While the IRS lets me defer up to $18,500 (in 2018) to my 401(k), it only lets me contribute $5,500 to a Roth IRA (since I’m 49 or younger). From my experience, I’ve seen this stifle contributions from people who otherwise would increase their retirement contributions each year, if they were to primarily focus on the 401(k).

In practice, people only have so much time and energy to focus on their finances. Even when financial experts instruct people on how to use both employer-sponsored retirement savings vehicles and individual retirement accounts, they simply don’t bother. They pick one pony to ride, even when that pony bucks them off once they’ve invested $5,500 in it. Had the person chosen to ride other ponies in the stable — such as the 401(k) — they could have kept riding and contributed more as their income changed over time.

And what if you’re on the upper end of the income spectrum? Roth’s got nothing for you. People in this particular predicament must access Roth through the back door, via a backdoor Roth conversion.

I’m also struggling to get over how fussy the Roth IRA is. As a stand-alone methodology for preparing for retirement, it struggles to have broad appeal. This relates to my ultimate point: Americans are thirsting for financial simplicity more than ever and, if they take the Roth path, they will absolutely underfund their retirement.

Is this Roth’s fault? No. Is this the government’s fault? No. But if Americans continue to struggle to weave together simple retirement funding strategies, let alone complex ones, then the Roth suffers from being too little of a good thing.

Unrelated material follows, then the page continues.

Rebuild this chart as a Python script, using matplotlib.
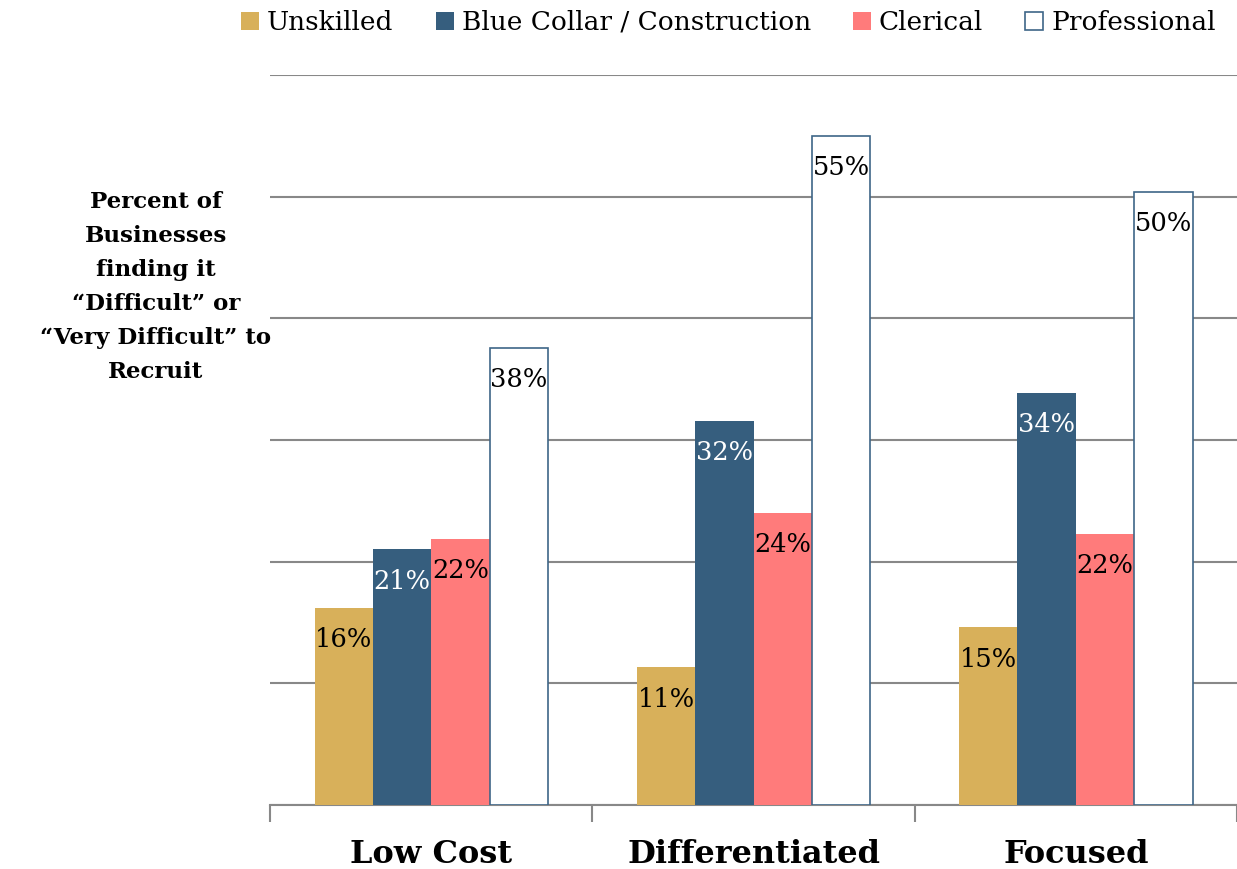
import numpy as np
import matplotlib.pyplot as plt
from matplotlib.patches import Patch

categories = ["Low Cost", "Differentiated", "Focused"]
series = ["Unskilled", "Blue Collar / Construction", "Clerical", "Professional"]
unskilled = [16.2, 11.3, 14.6]
blue_collar = [21.0, 31.6, 33.9]
clerical = [21.9, 24.0, 22.3]
professional = [37.6, 55.0, 50.4]
ylabel = "Percent of\nBusinesses\nfinding it\n\u201cDifficult\u201d or\n\u201cVery Difficult\u201d to\nRecruit"

values = [unskilled, blue_collar, clerical, professional]
faces = ["#D8B05A", "#365E7E", "#FF7B7B", "white"]
edges = ["#D8B05A", "#365E7E", "#FF7B7B", "#3E6688"]
text_colors = ["black", "white", "black", "black"]

plt.rcParams['font.family'] = ['DejaVu Serif']

fig = plt.figure(figsize=(12.37, 8.69), dpi=100)
ax = fig.add_axes([0.2183, 0.0737, 0.7817, 0.84])

x = np.arange(len(categories))
w = 0.181
for i, vals in enumerate(values):
    pos = x + (i - 1.5) * w
    bars = ax.bar(pos, vals, w, color=faces[i], edgecolor=edges[i],
                  linewidth=1.2 if i == 3 else 0, zorder=3)
    for b, v in zip(bars, vals):
        ax.annotate(f"{round(v)}%", (b.get_x() + b.get_width() / 2, v),
                    xytext=(0, -23), textcoords="offset points",
                    ha="center", va="center", fontsize=18.5, color=text_colors[i], zorder=4)

ax.set_xlim(-0.5, 2.5)
ax.set_ylim(0, 60)
ax.set_yticks(np.arange(0, 61, 10))
ax.yaxis.grid(True, color="#888888", linewidth=1.5, zorder=0)
ax.tick_params(axis="y", left=False, labelleft=False)
for s in ["left", "right", "top"]:
    ax.spines[s].set_visible(False)
ax.spines["bottom"].set_color("#888888")
ax.spines["bottom"].set_linewidth(1.5)

ax.set_xticks([-0.5, 0.5, 1.5, 2.5])
ax.set_xticklabels([])
ax.tick_params(axis="x", length=12, width=1.5, color="#888888")
for xi, c in zip(x, categories):
    ax.text(xi, -0.068, c, transform=ax.get_xaxis_transform(), ha="center", va="center",
            fontsize=23, fontweight="bold")

fig.text(0.126, 0.670, ylabel, ha="center", va="center", fontsize=16.5,
         fontweight="bold", linespacing=1.7)

handles = [Patch(facecolor=faces[i], edgecolor=edges[i], linewidth=1.2 if i == 3 else 0)
           for i in range(4)]
fig.legend(handles, series, loc="upper right", bbox_to_anchor=(1.002, 1.016), ncol=4,
           frameon=False, fontsize=19, handlelength=0.68, handleheight=0.68,
           handletextpad=0.3, columnspacing=1.6)

plt.savefig("out.png")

This last concern could be rational or irrational but, based on the near meltdown of the 529 tax program just a few years ago, I feel like my concern is legitimate. With one bad piece of legislation, all the tax advantages of Roth IRAs could quickly disappear. If some future tax reform bill ever targets the tax-free nature of Roths at withdrawal, then we’re all staring at a retirement disaster. Roths are vulnerable to myopic thinking.